The role of Business Analysis in Experience Design
By Michelle Badenhorst- Founder Map & Key | 6 min read
Business analysis is an important link in experience design. Unfortunately, many times it is also the weakest link. Probably because we have never considered it as a people-oriented process or function. Good business analysis is about ‘asking the right questions in the right way to the right people at the right time’.
You cannot change what you do not understand. Hence ‘understanding’ is a very important function of business analysis. So much of creation is about ‘discovery’ - and you can’t discover if you don’t understand the underlying influences.
Customer experiences are mainly influenced by 4 drivers: the customer journey, internal business processes, technology and data. All of these enable and influence the customer experience, whether good or bad:
Customer Experience Professionals are responsible for managing the end to end customer journey. They analyse, improve and manage customer touch points across channels.
Business Analysts typically engage with internal stakeholders to get to grips with their worlds. They have to understand what the business needs are and how they can enable that or make it happen.
Business Analysts are also responsible for assessing the organisation’s business model and for analysing and documenting their business processes and system functionality. They help the business to improve their processes, products and systems through data collection and analysis. Some business analysts also analyse and document the data flow across the business processes.
A more human-centred approach would be to closely integrate these two functions to ensure complete alignment. This will ensure the business follows a more balanced approach when it designs processes, products or services.
It’s important to understand the four fundamental layers when designing any organisational change. These four layers need to be in harmony if you want to create exponential business value. There are various influences or factors why businesses might be prone to be more IT-led, versus experience or process led.
The four layers are as follows:
1. Start by understanding your current customer journey. Make sure you map your end-to-end customer journey and base your journey analysis on actual customer insights. Too often we find ourselves mapping the customer journey based on business assumptions and not actual customer insights. When you have a view of your current state journey you can dive into designing your future state customer journey.
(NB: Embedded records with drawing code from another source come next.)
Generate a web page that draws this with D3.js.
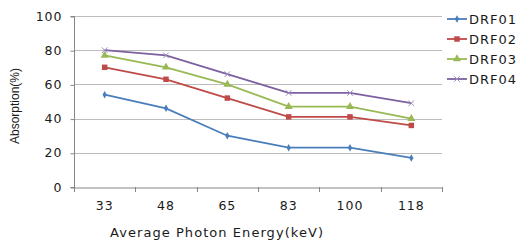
<!DOCTYPE html>
<html><head><meta charset="utf-8">
<script src="https://cdn.jsdelivr.net/npm/d3@7"></script>
<style>body{margin:0;background:#fff}svg{display:block}</style>
</head><body>
<svg id="c" width="518" height="243"></svg>
<script>
const categories = ["33","48","65","83","100","118"];
const seriesNames = ["DRF01","DRF02","DRF03","DRF04"];
const drf01 = [54,46,30,23,23,17];
const drf02 = [70,63,52,41,41,36];
const drf03 = [77,70,60,47,47,40];
const drf04 = [80,77,66,55,55,49];
const yTicks = [0,20,40,60,80,100];
const colors = ["#4A7EBB","#BE4B48","#98B954","#7D60A0"];
const symbols = ["diamond","square","triangle","x"];
const values = [drf01,drf02,drf03,drf04];

const svg = d3.select("#c");
const L=74,R=442,T=16,B=187;
const x = d3.scaleBand().domain(categories).range([L,R]);
const y = d3.scaleLinear().domain([0,100]).range([B,T]);
const font = "DejaVu Sans, sans-serif";
const txt = "#1a1a1a";

// gridlines
svg.append("g").selectAll("line").data(yTicks.slice(1)).join("line")
  .attr("x1",L).attr("x2",R).attr("y1",d=>Math.round(y(d))+0.5).attr("y2",d=>Math.round(y(d))+0.5)
  .attr("stroke","#bcbcbc").attr("stroke-width",1);

// y axis
const ya = svg.append("g").attr("transform",`translate(${L+0.5},0)`)
  .call(d3.axisLeft(y).tickValues(yTicks).tickSize(4).tickPadding(8).tickFormat(d3.format("d")));
ya.select(".domain").attr("stroke","#868686").attr("d",`M-4,${T+0.5}H0V${B+0.5}H-4`);
ya.selectAll(".tick line").attr("stroke","#868686").attr("transform","translate(0,0.5)");
ya.selectAll(".tick text").attr("font-family",font).attr("font-size",12.5).attr("letter-spacing",1).attr("fill",txt);

// x axis
const xa = svg.append("g").attr("transform",`translate(0,${B+0.5})`)
  .call(d3.axisBottom(x).tickSize(0).tickPadding(14));
xa.select(".domain").attr("stroke","#868686");
xa.selectAll(".tick text").attr("font-family",font).attr("font-size",12.5).attr("letter-spacing",1).attr("fill",txt);
const bounds = categories.map(c=>x(c)).concat([R]);
svg.append("g").selectAll("line").data(bounds).join("line")
  .attr("x1",d=>Math.round(d)+0.5).attr("x2",d=>Math.round(d)+0.5)
  .attr("y1",B).attr("y2",B+5).attr("stroke","#868686");

// lines
const line = d3.line().x((d,i)=>x(categories[i])+x.bandwidth()/2).y(d=>y(d));
const symGen = {
  diamond: d3.symbol(d3.symbolDiamond,16),
  square: d3.symbol(d3.symbolSquare,30),
  triangle: d3.symbol(d3.symbolTriangle,28),
  x: d3.symbol(d3.symbolX,22)
};
function marker(sel, si){
  sel.attr("d",symGen[symbols[si]]())
    .attr("fill",symbols[si]==="x"?"none":colors[si])
    .attr("stroke",symbols[si]==="x"?"#a08cc0":"none")
    .attr("stroke-width",1);
}
values.forEach((vals,si)=>{
  const g = svg.append("g");
  g.append("path").attr("d",line(vals)).attr("fill","none").attr("stroke",colors[si]).attr("stroke-width",1.8);
  g.selectAll("path.m").data(vals).join("path").attr("class","m")
    .attr("transform",(d,i)=>`translate(${x(categories[i])+x.bandwidth()/2},${y(d)})`)
    .call(marker, si);
});

// legend
const lg = svg.append("g");
seriesNames.forEach((n,i)=>{
  const ly = 19 + i*20;
  lg.append("line").attr("x1",447).attr("x2",467).attr("y1",ly).attr("y2",ly).attr("stroke",colors[i]).attr("stroke-width",1.8);
  lg.append("path").attr("transform",`translate(457,${ly})`).call(marker, i);
  lg.append("text").attr("x",469).attr("y",ly).attr("dy","0.36em").attr("font-family",font)
    .attr("font-size",13).attr("letter-spacing",1).attr("fill",txt).text(n);
});

// axis titles
svg.append("text").attr("x",110).attr("y",237)
  .attr("textLength",213).attr("lengthAdjust","spacing")
  .attr("font-family",font).attr("font-size",13).attr("fill",txt).text("Average Photon Energy(keV)");
svg.append("text").attr("transform",`translate(19,106) rotate(-90)`).attr("text-anchor","middle")
  .attr("font-family","Liberation Sans, Arial, sans-serif").attr("font-size",12).attr("fill",txt).text("Absorption(%)");
</script>
</body></html>
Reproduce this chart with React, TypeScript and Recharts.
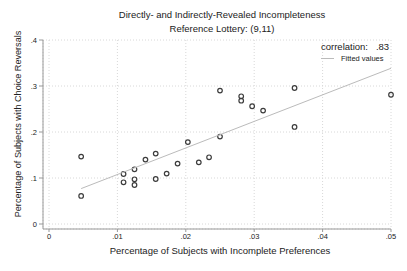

2. The next step is to identify the critical business processes in your customer journey and set up alerts to monitor the impact of the business processes performance on the customer experience. This way you will be able to identify and fix any underlying process inefficiencies. Effective Business Process Management (BPM) is critical to ultimately improving your overall customer experience. Some CX professionals refer to this as “Voice of the Process”. The clue is to align your operational process measures with your key customer moments of truth (MOT’s).
3. Only when you have aligned your customer journeys and business processes can you delve into the third layer – technology. Here it is important to analyse and understand how your existing systems – hardware and software enable business processes to deliver the customer journey. Start with the ‘as-is’ or current view and move unto the ‘to-be’ or future state technology design.
4. Managing your business data is crucial for delivering high quality experience. How to store, use and present data is key to managing customers’ experience. Not only do customers and the rest of the business trust you will manage their data, they trust you will use it in the most discrete way.
Business Analysis provides critical insights into business processes, technology and data; allowing the business to turn potentially difficult events into positive moments your customers will remember.